Pemilihan dimulai dengan mengambil air wudu. Kemudian,
androta memakaikan pakaian serbahitam kepada calon amma
toa. Begitu pula sebaliknya. Meski tampak sederhana, prosesi itu bisa saja membuat peserta tidak sanggup.
Calon yang terpilih akan terlihat tanda pada dirinya. Misalnya, tubuhnya menjadi bercahaya.
Amma toa terpilih pasti mampu memasuki hutan sebagai salah satu prosesi pa’nganro. Sekali terpilih, jabatan tersebut akan berlaku seumur hidup.
Amma toa tidak pernah keluar dari kawasan adat. Dalam kepemimpinannya, dia dibantu oleh 26 menteri dengan tugasnya masing-masing. Antara lain, galla
lombo’ yang menangani urusan dalam dan luar kawasan adat. Kemudian, galla pantama yang mengurusi pertanian dan perkebunan. Ada juga galla sappa, maleleng, bantalang, dan ganta’ yang menyiapkan keperluan logistik selama pa’ngaro. Selanjutnya, galla puto sebagai juru bicara. Sementara itu, camat Kajang dianugerahi gelar karaeng
kajang atau labbiria. Sehari-hari masyarakat suku Kajang hidup dengan prinsip
tallasa kamase-masea. Artinya, hidup apa adanya. Jauh dari gemerlap duniawi dan jauh dari modernisasi. Bahkan, masyarakat yang tinggal di dalam kawasan adat sama sekali tidak tersentuh listrik. Mereka mematuhi Pasang
Ri Kajang sebagai aturan baku. ’’Ada penghargaan tertinggi dan hukuman terberat yang ditetapkan melalui musyawarah,’’ ujar Amma Toa Puto Palasa. Meski memiliki jabatan tertinggi,
amma toa tidak bisa sembarangan mengambil keputusan sendiri. Segala keputusan harus diambil dengan jalan musyawarah. Baik dalam menetapkan penghargaan maupun hukuman.

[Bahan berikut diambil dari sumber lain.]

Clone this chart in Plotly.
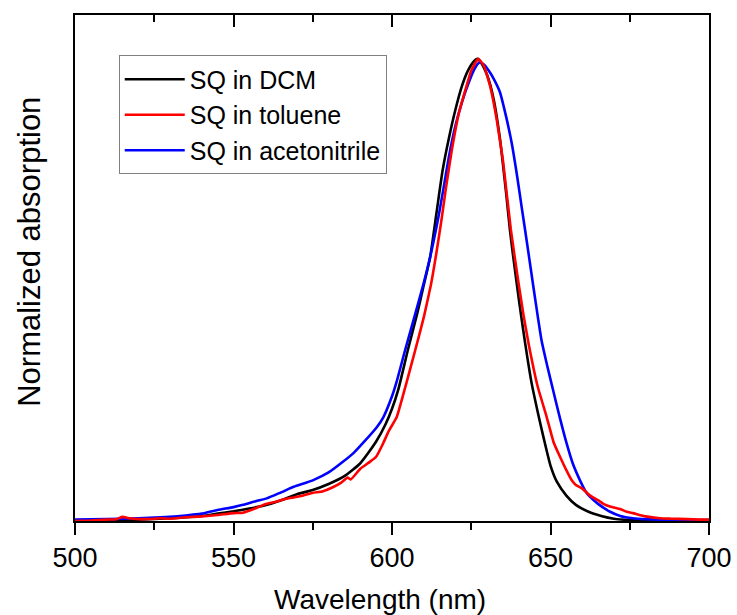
import plotly.graph_objects as go

# ---------------- data ----------------
dcm_wl = [500, 510, 520, 530, 540, 545, 550, 555, 560, 565, 570, 575, 580, 585, 590,
          595, 598, 600, 602, 605, 608, 610, 612, 614, 616, 618, 620, 622, 624, 626,
          627, 628, 630, 632, 634, 636, 637.2, 638, 640, 642, 644, 646, 648, 650, 652,
          655, 658, 662, 666, 670, 675, 680, 690, 700]
dcm_abs = [0.000, 0.001, 0.003, 0.006, 0.011, 0.016, 0.021, 0.027, 0.034, 0.045, 0.058,
           0.067, 0.080, 0.097, 0.125, 0.172, 0.210, 0.243, 0.285, 0.370, 0.450, 0.510,
           0.570, 0.665, 0.760, 0.830, 0.890, 0.940, 0.975, 0.996, 1.000, 0.993, 0.965,
           0.915, 0.830, 0.710, 0.630, 0.585, 0.480, 0.385, 0.300, 0.235, 0.175, 0.120,
           0.085, 0.055, 0.035, 0.020, 0.011, 0.005, 0.002, 0.001, 0.000, 0.000]

tol_wl = [500, 505, 510, 513, 515, 517, 520, 525, 527, 530, 535, 540, 545, 550, 553,
          556, 560, 563, 566, 569, 572, 575, 578, 581, 584, 586, 587, 590, 593, 595,
          597, 599, 601.5, 604.6, 607.3, 610, 612.3, 614, 615.7, 617, 618.8, 621, 623,
          625, 627.2, 629, 631, 633, 635, 637.5, 639.8, 641.5, 643.2, 646, 648.8, 651,
          653, 655, 656.7, 658, 660, 662.5, 665, 667, 669, 672, 674, 676, 680, 684.5,
          688, 693, 697, 700]
tol_abs = [0.000, 0.001, 0.003, 0.004, 0.009, 0.006, 0.004, 0.005, 0.006, 0.005, 0.008,
           0.010, 0.013, 0.017, 0.018, 0.025, 0.036, 0.041, 0.047, 0.051, 0.055, 0.061,
           0.064, 0.072, 0.083, 0.094, 0.090, 0.113, 0.128, 0.139, 0.165, 0.195, 0.225,
           0.300, 0.369, 0.440, 0.512, 0.580, 0.656, 0.720, 0.800, 0.880, 0.929, 0.975,
           1.000, 0.985, 0.940, 0.870, 0.780, 0.630, 0.520, 0.445, 0.380, 0.290, 0.225,
           0.170, 0.139, 0.110, 0.088, 0.078, 0.070, 0.055, 0.045, 0.036, 0.031, 0.026,
           0.020, 0.017, 0.010, 0.006, 0.005, 0.004, 0.003, 0.003]

acn_wl = [500, 510, 520, 527, 535, 540, 545, 550, 553, 557, 560.5, 565, 569, 575, 580,
          584.5, 588, 591, 595.2, 597.3, 600, 601.4, 604.1, 607, 609.9, 612, 614.6,
          616.5, 618, 620, 622, 624, 626, 627.6, 629, 630.5, 632, 634, 636, 637.7, 639.5,
          641, 642.5, 644, 645.5, 647.2, 649, 651, 653, 655, 657, 659.3, 661, 662.5,
          665, 668.8, 672, 676, 680, 690, 700]
acn_abs = [0.003, 0.004, 0.006, 0.008, 0.012, 0.016, 0.024, 0.030, 0.035, 0.043, 0.049,
           0.062, 0.074, 0.088, 0.105, 0.128, 0.148, 0.170, 0.203, 0.225, 0.270, 0.300,
           0.369, 0.440, 0.512, 0.570, 0.656, 0.730, 0.790, 0.855, 0.905, 0.945, 0.978,
           0.992, 0.988, 0.975, 0.958, 0.929, 0.875, 0.820, 0.745, 0.675, 0.606, 0.535,
           0.465, 0.390, 0.335, 0.278, 0.222, 0.170, 0.125, 0.088, 0.065, 0.052, 0.037,
           0.020, 0.011, 0.006, 0.004, 0.002, 0.002]

x_ticks = [500, 550, 600, 650, 700]
x_tick_text = ["500", "550", "600", "650", "700"]
x_title = "Wavelength (nm)"
y_title = "Normalized absorption"

FONT = "Liberation Sans, Arial, sans-serif"
X_RANGE = [500, 700]
Y_RANGE = [0, 1.095]

fig = go.Figure()
fig.add_trace(go.Scatter(x=dcm_wl, y=dcm_abs, mode="lines", name="SQ in DCM",
                         line=dict(color="#000000", width=2.6, shape="spline", smoothing=0.6),
                         legendrank=1))
fig.add_trace(go.Scatter(x=acn_wl, y=acn_abs, mode="lines", name="SQ in acetonitrile",
                         line=dict(color="#0000ff", width=2.6, shape="spline", smoothing=0.6),
                         legendrank=3))
fig.add_trace(go.Scatter(x=tol_wl, y=tol_abs, mode="lines", name="SQ in toluene",
                         line=dict(color="#ff0000", width=2.6, shape="spline", smoothing=0.4),
                         legendrank=2))
# transparent copy on a second, coincident subplot that only carries the top axis (inward ticks)
fig.add_trace(go.Scatter(x=dcm_wl, y=dcm_abs, xaxis="x2", yaxis="y2", mode="lines",
                         line=dict(color="rgba(0,0,0,0)", width=1), showlegend=False,
                         hoverinfo="skip"))

fig.update_layout(
    width=737, height=615,
    margin=dict(l=75, r=28, t=15, b=94, autoexpand=False),
    paper_bgcolor="white", plot_bgcolor="rgba(0,0,0,0)",
    font=dict(family=FONT, color="black"),
    showlegend=True,
    legend=dict(x=0.069, y=0.92, xanchor="left", yanchor="top",
                bgcolor="white", bordercolor="#808080", borderwidth=1,
                font=dict(size=25, family=FONT), itemwidth=60,
                tracegroupgap=0),
    xaxis=dict(domain=[0, 1], range=X_RANGE, tickmode="array", tickvals=x_ticks,
               ticktext=x_tick_text,
               ticks="outside", ticklen=12, tickwidth=2, tickcolor="#000000",
               minor=dict(dtick=25, ticks="outside", ticklen=7, tickwidth=2, tickcolor="#000000"),
               showline=True, linewidth=2, linecolor="black", mirror=True,
               showgrid=False, zeroline=False, automargin=False,
               tickfont=dict(size=27, family=FONT)),
    yaxis=dict(domain=[0, 1], range=Y_RANGE, showticklabels=False, ticks="",
               showline=True, linewidth=2, linecolor="black", mirror=True,
               showgrid=False, zeroline=False, automargin=False),
    xaxis2=dict(domain=[0, 1], range=X_RANGE, anchor="y2", side="top",
                tickmode="linear", tick0=500, dtick=50, showticklabels=False,
                ticks="inside", ticklen=12, tickwidth=2, tickcolor="#000000",
                minor=dict(dtick=25, ticks="inside", ticklen=7, tickwidth=2, tickcolor="#000000"),
                showline=True, linewidth=2, linecolor="black",
                showgrid=False, zeroline=False, automargin=False),
    yaxis2=dict(domain=[0, 1], range=Y_RANGE, anchor="x2", showticklabels=False, ticks="",
                showline=False, showgrid=False, zeroline=False, automargin=False),
    annotations=[
        dict(text=x_title, xref="paper", yref="paper", x=0.481, y=-0.155,
             xanchor="center", yanchor="middle", showarrow=False,
             font=dict(size=28, family=FONT, color="black")),
        dict(text=y_title, xref="paper", yref="paper", x=-0.071, y=0.532,
             xanchor="center", yanchor="middle", textangle=-90, showarrow=False,
             font=dict(size=31, family=FONT, color="black")),
    ],
)

fig.write_html("out.html")
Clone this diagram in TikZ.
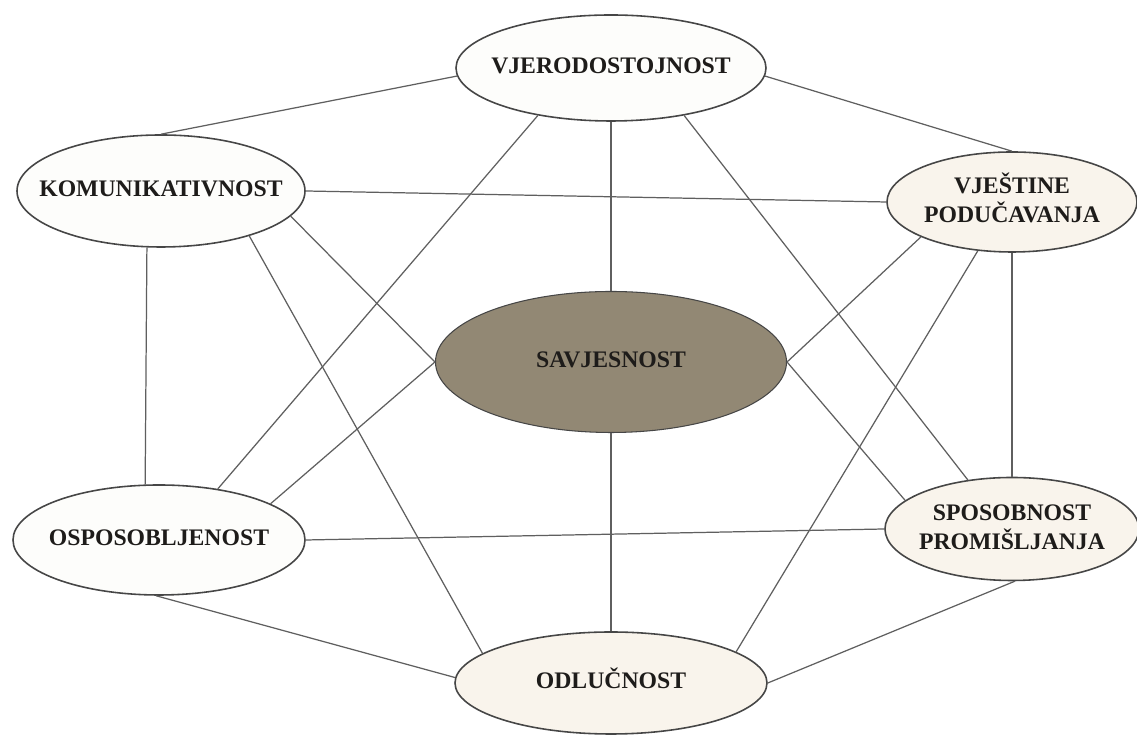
\documentclass[tikz,border=0pt]{standalone}
\usepackage{fontspec}
\setmainfont{Liberation Serif}
\usetikzlibrary{shapes,positioning}
\definecolor{edgegray}{RGB}{70,70,70}
\definecolor{linkgray}{RGB}{95,95,95}
\definecolor{paperwhite}{RGB}{253,253,251}
\definecolor{creamfill}{RGB}{249,244,236}
\definecolor{taupefill}{RGB}{146,136,116}
\definecolor{inkblack}{RGB}{30,28,26}
\newcommand{\elltext}[1]{\makebox[0pt]{\begin{tabular}{@{}c@{}}#1\end{tabular}}}
\tikzset{
    % Quality ellipses
    quality/.style={
        ellipse, draw=edgegray, line width=0.9pt, fill=paperwhite,
        inner sep=0pt, text=inkblack,
        font=\fontsize{13.5}{17}\selectfont\bfseries
    },
    creamquality/.style={
        quality, fill=creamfill
    },
    corequality/.style={
        quality, fill=taupefill, line width=0.6pt
    },
    % Connecting lines
    link/.style={
        draw=linkgray, line width=0.7pt
    }
}

\begin{document}
\begin{tikzpicture}

\useasboundingbox[fill=white] (0,0) rectangle (22.74,14.76);

% Central quality
\node[corequality, minimum width=7.02cm, minimum height=2.82cm] (savj) at (12.22,7.52) {\elltext{SAVJESNOST}};

% Outer ring of qualities
\node[quality, minimum width=6.2cm, minimum height=2.12cm] (vjer) at (12.22,13.40) {\elltext{VJERODOSTOJNOST}};
\node[quality, minimum width=5.76cm, minimum height=2.24cm] (komu) at (3.22,10.94) {\elltext{KOMUNIKATIVNOST}};
\node[creamquality, minimum width=5.0cm, minimum height=2.0cm] (podu) at (20.24,10.72) {\elltext{VJEŠTINE\\PODUČAVANJA}};
\node[quality, minimum width=5.84cm, minimum height=2.2cm] (ospo) at (3.18,3.96) {\elltext{OSPOSOBLJENOST}};
\node[creamquality, minimum width=5.08cm, minimum height=2.06cm] (prom) at (20.24,4.18) {\elltext{SPOSOBNOST\\PROMIŠLJANJA}};
\node[creamquality, minimum width=6.24cm, minimum height=2.04cm] (odlu) at (12.22,1.10) {\elltext{ODLUČNOST}};

% Lines from the top quality
\draw[link] (vjer.183) -- (komu.north);
\draw[link] (vjer.-3) -- (podu.north);
\draw[link] (vjer.south) -- (savj.north);
\draw[link] (vjer.213) -- (ospo.41);
\draw[link] (vjer.-33) -- (prom.132);

% Lines from the left side
\draw[link] (komu.east) -- (podu.west);
\draw[link] (komu.-11) -- (savj.west);
\draw[link] (komu.-27) -- (odlu.167);
\draw[link] (komu.-104) -- (ospo.104);
\draw[link] (ospo.18) -- (savj.west);
\draw[link] (ospo.east) -- (prom.west);
\draw[link] (ospo.-93) -- (odlu.178);

% Lines from the right side
\draw[link] (podu.201) -- (savj.east);
\draw[link] (podu.235) -- (odlu.14);
\draw[link] (podu.south) -- (prom.north);
\draw[link] (prom.165) -- (savj.east);
\draw[link] (prom.-87) -- (odlu.east);

% Line to the bottom quality
\draw[link] (savj.south) -- (odlu.north);

\end{tikzpicture}
\end{document}
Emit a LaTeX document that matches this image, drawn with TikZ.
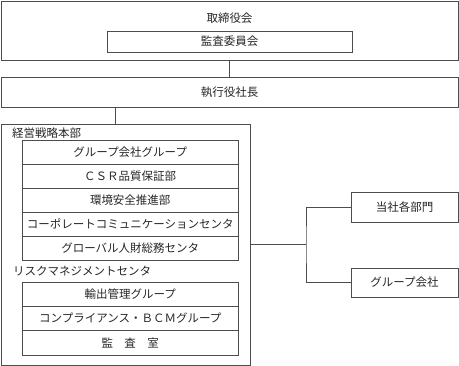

Ada tiga jenis hukuman yang diterapkan oleh penduduk kawasan adat Kajang. Yaitu, Poko Ba’bala sebagai sanksi berat dengan denda 12 real. Kemudian, Tangnga Ba’bala atau sanksi sedang yang dendanya mencapai 8 real. Ketiga, Cappa Ba’bala, yakni sanksi ringan yang dendanya 6 real.
Real sebenarnya bukan mata uang asli yang digunakan oleh masyarakat suku Kajang Dalam. Itu hanya istilah yang selama ini mereka pakai. Satu real setara dengan Rp 1 juta. Jika terkena sanksi Poko Ba’bala, berarti harus membayar Rp 12 juta.
Seluruh masyarakat di dalam kawasan adat wajib mengenakan pakaian serbahitam setiap hari. Antara lain, tope le’leng (sarung hitam), pacaka, passapu, dan baju pokko. Hitam memiliki makna bersahaja, sederhana, kesamaan atau setara bagi seluruh masyarakat.
Begitu pula Amma Toa Puto Palasa. Dia berpakaian serbahitam dan tidak beralas kaki. Artinya, tidak ada perbedaan di antara mereka. Semua setara di mata Tuhan.
Untuk urusan kepercayaan, masyarakat suku Kajang Dalam menganut agama Sallang. Dalam bahasa umum artinya Islam. Meski demikian, mereka tidak menjalankan ibadah seperti muslim pada umumnya. Dengan mematuhi Pasang Ri Ka
jang, berarti mereka telah menjalankan perintah Tuhan. Setiap rumah di kawasan adat juga menghadap ke kiblat atau barat. Tujuannya, masyarakat terus mengingat Sang Pencipta.